I am aware of coincident frequency effects from architectural acoustics but I'm not sure how to apply the theory to cabinets. It seems that the theory describes a large panel phenomenon, i.e. If a straight transverse wavefront moves across a large surface, the surface is transparent for some frequencies and angles.

Does it still apply to cabinets or should we just consider modal behaviour?

Regards,
David
 
Does it still apply to cabinets or should we just consider modal behaviour?

Regards,
David

Hi David,

coincidence does still apply even to small structures and modal vibration.

The effect applies in a slightly different way, than treated in architectural acoustics, when looking at sound going through walls of larger area.

When looking at a simplified example of a panel or a beam vibrating in such way that area is divided by a single node line into two sub-areas moving in opposite phase, it will be important how large the bending-wavelength on the panel or beam is in relation to the wavelength of the sound radiated into the air.

You can imagine varying the bending wavelength is like varying the "dipole path length" of our "modal radiator".

If wavelength of the bending waves is very small compared to wavelength of sound of the same frequency in air, positive and negative pressure zones near the panel will have "time enough" to cancel out by "pressure equalisation".

This is why there is only rather small radiation into the far field, given that bending wavelength is small compared to sound in air.

When bending wavelength is "comparable" or even larger than wavelength in air, you get an efficient radiator, which is to be avoided in a loudspeaker cabinet.

Typically at and above coincidence frequency Fc, where bending wavelength is equal to wavelength of sound in air, you will get a lobing radiation and much higher efficiency than for frequencies far below Fc, where bending wavelength is small compared to wavelength of sound in air.

To me this is a clear indicator, that resonating cabinets should not be used near or above coincidence, unless vibration is kept very very small.

And keeping coincidence out of the bandwidth would place another upper limit for the stiffness/mass relation of the cabinet walls.

Here also mass/area comes into play in lowering the propagation speed (phase speed) of bending waves on the panel and thus making the bending wavelengths smaller.

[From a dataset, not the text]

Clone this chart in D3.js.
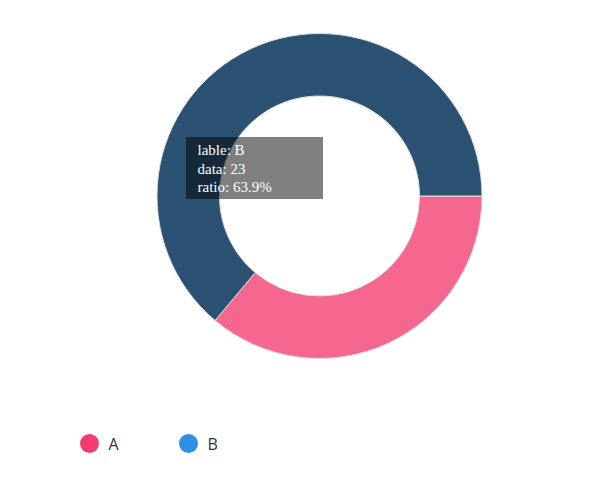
<!DOCTYPE html>
<html><head><meta charset="utf-8">
<script src="https://cdn.jsdelivr.net/npm/d3@7"></script>
<style>html,body{margin:0;padding:0;background:#fff;}</style>
</head><body>
<svg id="chart" width="594" height="496"></svg>
<script>
const labels = ["A", "B"];
const values = [13, 23];
const sliceColors = ["#F5678E", "#2B5273"];
const legendColors = ["#F43C6E", "#2F8EE6"];
const tooltipIndex = 1;

const svg = d3.select("#chart");
const cx = 319.5, cy = 196, rOuter = 162.5, rInner = 100;
const total = d3.sum(values);
const data = labels.map((l, i) => ({label: l, value: values[i], color: sliceColors[i], legend: legendColors[i]}));

const pie = d3.pie().value(d => d.value).sort(null)
  .startAngle(Math.PI / 2).endAngle(Math.PI / 2 + 2 * Math.PI);
const arc = d3.arc().innerRadius(rInner).outerRadius(rOuter);

const g = svg.append("g").attr("transform", `translate(${cx},${cy})`);
g.selectAll("path").data(pie(data)).join("path")
  .attr("d", arc)
  .attr("fill", d => d.data.color)
  .attr("stroke", "#ddd")
  .attr("stroke-width", 1);

// tooltip
const td = data[tooltipIndex];
const tip = svg.append("g").attr("transform", "translate(186,137)");
tip.append("rect").attr("width", 137).attr("height", 62).attr("fill", "rgba(0,0,0,0.5)");
const lines = ["lable: " + td.label, "data: " + td.value, "ratio: " + (td.value / total * 100).toFixed(1) + "%"];
tip.selectAll("text").data(lines).join("text")
  .attr("x", 11.5).attr("y", (d, i) => 18 + i * 18.5)
  .attr("fill", "#fff")
  .attr("font-family", "'Liberation Serif', 'Times New Roman', serif")
  .attr("font-size", 15)
  .text(d => d);

// legend
const leg = svg.append("g").attr("transform", "translate(89.5,443.5)");
const item = leg.selectAll("g").data(data).join("g")
  .attr("transform", (d, i) => `translate(${i * 99},0)`);
item.append("circle").attr("r", 9.5).attr("fill", d => d.legend);
item.append("text").attr("x", 19).attr("y", 6)
  .attr("font-family", "'Open Sans', 'Noto Sans', sans-serif")
  .attr("font-size", 16).attr("fill", "#333")
  .text(d => d.label);
</script>
</body></html>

We have to look at the dispersion relation, to estimate bending wavelengths of the given material/composite in the frequency range to be used.


cf.

"Structure-Borne Sound: Structural Vibrations and Sound Radiation at Audio Frequencies",
by L. Cremer, M. Heckl, Björn A.T. Petersson

Springer Science & Business Media, 05.12.2005 - 608 Seiten

https://books.google.de/books?id=pA...0aqDXgNgB&ved=0CCYQ6AEwAA#v=onepage&q&f=false

Page 55, (3.85)


Kind regards
 
Last edited:
<snip>
At least I am wondering why this simple thread where a member just asked to build a speaker system with T27 and B100 is misused for discussion about thickness of different materials :mad:.
I have given up wondering . . . seems like obsessive single mindedness about esoteric materials, an inability to understand seemingly straightforward questions or simple bad manners?

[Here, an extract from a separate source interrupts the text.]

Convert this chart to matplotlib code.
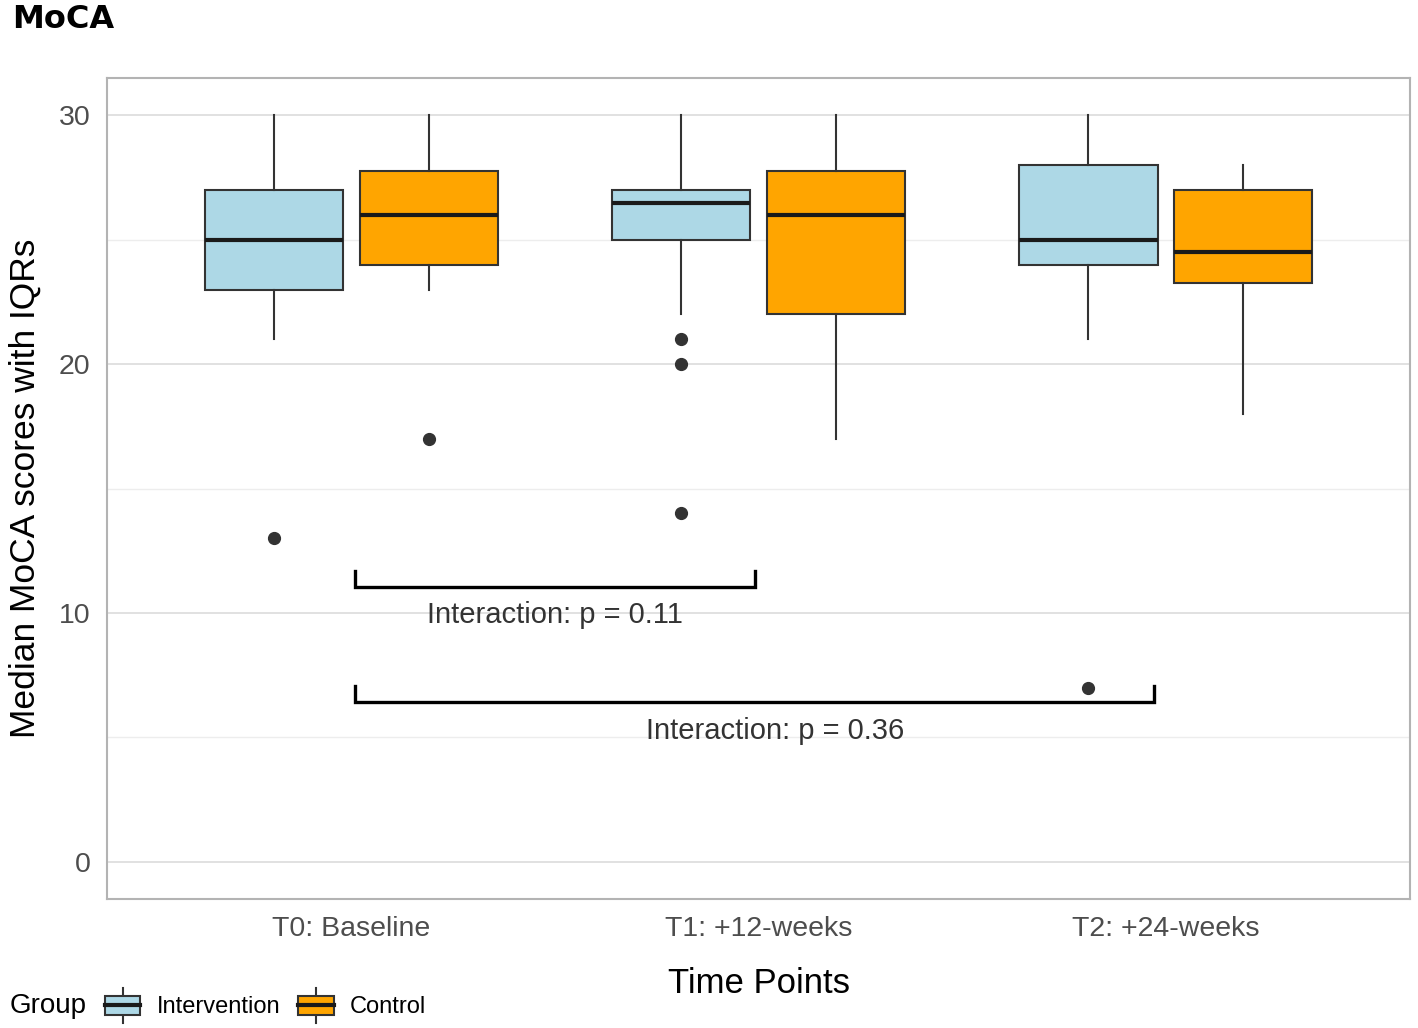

Who cares, have a great 2015 y'all ;)
 
surv1v0r said:

I wish a happy new year to all too !

... e.g. "MDF", "plywood", "polymer-bitumen" and other roofing materials seem "esoteric" to you already ?

To me it is much more "esoteric" making loudspeakers using 70's driver designs without need. So i guess you have to make the best cabinet and crossover possible ... just to lay some sense into such a project at all ;)

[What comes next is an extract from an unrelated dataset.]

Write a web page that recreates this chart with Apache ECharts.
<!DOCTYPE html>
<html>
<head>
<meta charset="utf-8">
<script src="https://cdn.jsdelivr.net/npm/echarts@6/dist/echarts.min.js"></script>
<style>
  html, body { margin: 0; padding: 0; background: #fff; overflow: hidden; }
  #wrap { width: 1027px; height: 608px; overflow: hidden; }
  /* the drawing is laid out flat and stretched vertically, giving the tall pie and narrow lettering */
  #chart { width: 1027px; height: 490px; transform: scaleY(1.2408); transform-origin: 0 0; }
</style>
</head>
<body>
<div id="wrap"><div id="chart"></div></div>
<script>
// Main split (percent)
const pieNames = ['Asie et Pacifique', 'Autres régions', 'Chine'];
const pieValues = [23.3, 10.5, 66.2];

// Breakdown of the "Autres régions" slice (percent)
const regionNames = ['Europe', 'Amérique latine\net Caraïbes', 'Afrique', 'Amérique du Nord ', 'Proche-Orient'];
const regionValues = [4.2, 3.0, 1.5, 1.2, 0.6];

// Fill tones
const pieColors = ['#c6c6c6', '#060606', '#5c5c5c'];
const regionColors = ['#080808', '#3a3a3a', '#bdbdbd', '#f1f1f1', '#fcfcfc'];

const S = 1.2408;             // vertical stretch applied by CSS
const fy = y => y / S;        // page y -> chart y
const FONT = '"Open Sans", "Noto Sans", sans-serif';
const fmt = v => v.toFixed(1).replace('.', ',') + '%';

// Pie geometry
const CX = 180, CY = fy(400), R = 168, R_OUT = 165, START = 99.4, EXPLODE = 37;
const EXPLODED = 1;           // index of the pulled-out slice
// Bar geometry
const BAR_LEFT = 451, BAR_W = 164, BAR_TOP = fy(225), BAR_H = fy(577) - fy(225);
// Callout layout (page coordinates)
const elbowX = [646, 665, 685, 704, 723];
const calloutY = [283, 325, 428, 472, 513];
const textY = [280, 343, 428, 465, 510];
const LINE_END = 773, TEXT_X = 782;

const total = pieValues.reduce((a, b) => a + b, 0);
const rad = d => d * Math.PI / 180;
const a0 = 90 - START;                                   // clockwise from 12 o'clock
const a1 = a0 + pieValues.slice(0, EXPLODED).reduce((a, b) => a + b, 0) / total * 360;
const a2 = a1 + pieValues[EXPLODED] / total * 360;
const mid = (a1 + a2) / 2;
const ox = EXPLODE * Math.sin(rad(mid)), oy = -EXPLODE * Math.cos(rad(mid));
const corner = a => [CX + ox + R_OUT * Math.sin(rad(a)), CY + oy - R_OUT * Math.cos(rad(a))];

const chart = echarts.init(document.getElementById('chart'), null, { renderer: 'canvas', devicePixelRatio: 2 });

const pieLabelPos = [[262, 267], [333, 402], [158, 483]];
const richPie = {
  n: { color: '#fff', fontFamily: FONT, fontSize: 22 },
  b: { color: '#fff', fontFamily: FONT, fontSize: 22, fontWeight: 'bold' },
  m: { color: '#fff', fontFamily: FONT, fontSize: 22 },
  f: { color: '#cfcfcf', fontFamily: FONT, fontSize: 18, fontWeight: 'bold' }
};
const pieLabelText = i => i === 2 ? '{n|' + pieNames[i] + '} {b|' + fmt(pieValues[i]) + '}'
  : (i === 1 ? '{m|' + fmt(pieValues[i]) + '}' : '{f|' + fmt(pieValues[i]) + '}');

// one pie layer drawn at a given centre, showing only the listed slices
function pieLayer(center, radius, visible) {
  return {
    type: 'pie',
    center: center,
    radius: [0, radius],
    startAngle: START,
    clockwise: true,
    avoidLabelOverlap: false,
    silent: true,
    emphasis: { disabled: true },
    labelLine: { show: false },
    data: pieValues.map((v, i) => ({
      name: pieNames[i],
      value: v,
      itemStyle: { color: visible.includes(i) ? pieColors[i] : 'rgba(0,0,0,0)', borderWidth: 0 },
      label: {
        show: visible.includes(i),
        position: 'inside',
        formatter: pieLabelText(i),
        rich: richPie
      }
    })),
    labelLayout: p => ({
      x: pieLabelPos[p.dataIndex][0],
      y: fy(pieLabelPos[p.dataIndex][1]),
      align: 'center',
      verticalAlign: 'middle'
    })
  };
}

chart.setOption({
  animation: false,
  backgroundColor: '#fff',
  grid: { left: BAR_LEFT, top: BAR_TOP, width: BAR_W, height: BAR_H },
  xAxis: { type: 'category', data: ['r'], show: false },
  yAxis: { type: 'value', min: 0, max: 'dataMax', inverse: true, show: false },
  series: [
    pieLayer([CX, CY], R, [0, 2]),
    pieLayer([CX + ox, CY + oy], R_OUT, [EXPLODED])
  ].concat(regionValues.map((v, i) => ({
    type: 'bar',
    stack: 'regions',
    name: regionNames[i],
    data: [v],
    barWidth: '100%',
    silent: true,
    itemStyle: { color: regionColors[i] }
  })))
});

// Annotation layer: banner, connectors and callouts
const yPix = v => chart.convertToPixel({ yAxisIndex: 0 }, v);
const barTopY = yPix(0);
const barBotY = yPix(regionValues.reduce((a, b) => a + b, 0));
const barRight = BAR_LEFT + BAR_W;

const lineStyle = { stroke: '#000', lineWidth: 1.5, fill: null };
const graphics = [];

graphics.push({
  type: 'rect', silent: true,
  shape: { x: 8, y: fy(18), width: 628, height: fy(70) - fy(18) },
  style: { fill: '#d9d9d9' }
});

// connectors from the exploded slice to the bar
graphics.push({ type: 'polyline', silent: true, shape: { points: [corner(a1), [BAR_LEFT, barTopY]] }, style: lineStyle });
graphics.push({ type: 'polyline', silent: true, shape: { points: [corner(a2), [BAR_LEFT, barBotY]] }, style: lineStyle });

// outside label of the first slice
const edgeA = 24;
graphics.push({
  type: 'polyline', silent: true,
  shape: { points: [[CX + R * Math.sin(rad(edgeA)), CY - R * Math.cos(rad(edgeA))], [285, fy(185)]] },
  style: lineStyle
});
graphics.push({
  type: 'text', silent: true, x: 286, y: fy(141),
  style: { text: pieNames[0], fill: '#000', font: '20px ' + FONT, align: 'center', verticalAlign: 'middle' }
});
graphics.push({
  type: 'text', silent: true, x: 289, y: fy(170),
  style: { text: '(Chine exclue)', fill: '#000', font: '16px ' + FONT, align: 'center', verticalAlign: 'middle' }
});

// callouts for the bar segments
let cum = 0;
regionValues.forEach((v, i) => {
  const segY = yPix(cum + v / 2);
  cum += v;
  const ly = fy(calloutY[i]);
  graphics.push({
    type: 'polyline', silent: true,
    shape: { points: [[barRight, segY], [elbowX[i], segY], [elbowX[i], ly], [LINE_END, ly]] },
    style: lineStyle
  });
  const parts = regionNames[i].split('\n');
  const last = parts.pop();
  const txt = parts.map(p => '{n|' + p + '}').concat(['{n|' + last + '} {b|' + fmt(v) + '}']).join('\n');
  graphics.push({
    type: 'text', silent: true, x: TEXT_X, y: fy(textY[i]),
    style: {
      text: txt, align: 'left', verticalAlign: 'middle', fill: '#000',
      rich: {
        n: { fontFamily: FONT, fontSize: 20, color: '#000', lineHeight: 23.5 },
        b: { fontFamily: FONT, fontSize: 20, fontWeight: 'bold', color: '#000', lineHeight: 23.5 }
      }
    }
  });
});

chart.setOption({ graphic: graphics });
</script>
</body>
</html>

http://p10hifi.net/planet10/TLS/drivers/images/T27-dataS.gif

Usually i would write posts like
"3 (or even 10) reasons why tweeters like KEF T27 are outdated".

Instead many are contributing in how to make the best of it. You may of course call that "single minded" and you are not too far off by stating that i fear ...

I mean the best outcome will be a loudspeaker with
- crossover frequency far too high and being in an auditively critical range
- a radiation pattern much narrower than necessary in upper mids to lower highs
- a more than necessary pronounced discontinuity in radiation pattern at crossover frequnency
- a rather low dynamic headroom, since linear excursion of the B110 unit is small due to e.g. outdated ( or at least unathletic) motor design http://p10hifi.net/TLS/drivers/images/B110/B110_SP1003.gif

- ...


What do you like to achieve ?

Having a cabinet virtually free of coloration and a decent crossover in line with adequate baffle design and driver's arrangement on the baffle would be the only plus points justifying such a project (except for nostalgy of course) .
 
Last edited:
I mean the best outcome will be a loudspeaker with
- crossover frequency far too high and being in an auditively critical range
- a radiation pattern much narrower than necessary in upper mids to lower highs
- a more than necessary pronounced discontinuity in radiation pattern at crossover frequnency
- a rather low dynamic headroom, since linear excursion of the B110 unit is small due to e.g. outdated ( or at least unathletic) motor design http://p10hifi.net/TLS/drivers/images/B110/B110_SP1003.gif

- ...


What do you like to achieve ?

Having a cabinet virtually free of coloration and a decent crossover in line with adequate baffle design and driver's arrangement on the baffle would be the only plus points justifying such a project (except for nostalgy of course) .
You've got a good point there.

But I can't believe the combination of speakers, with their weaknesses, would benefit from a coloration-free cabinet. I think they benefit from a cabinet with a well chosen coloration-spectrum to hide and supplement the weaknesses.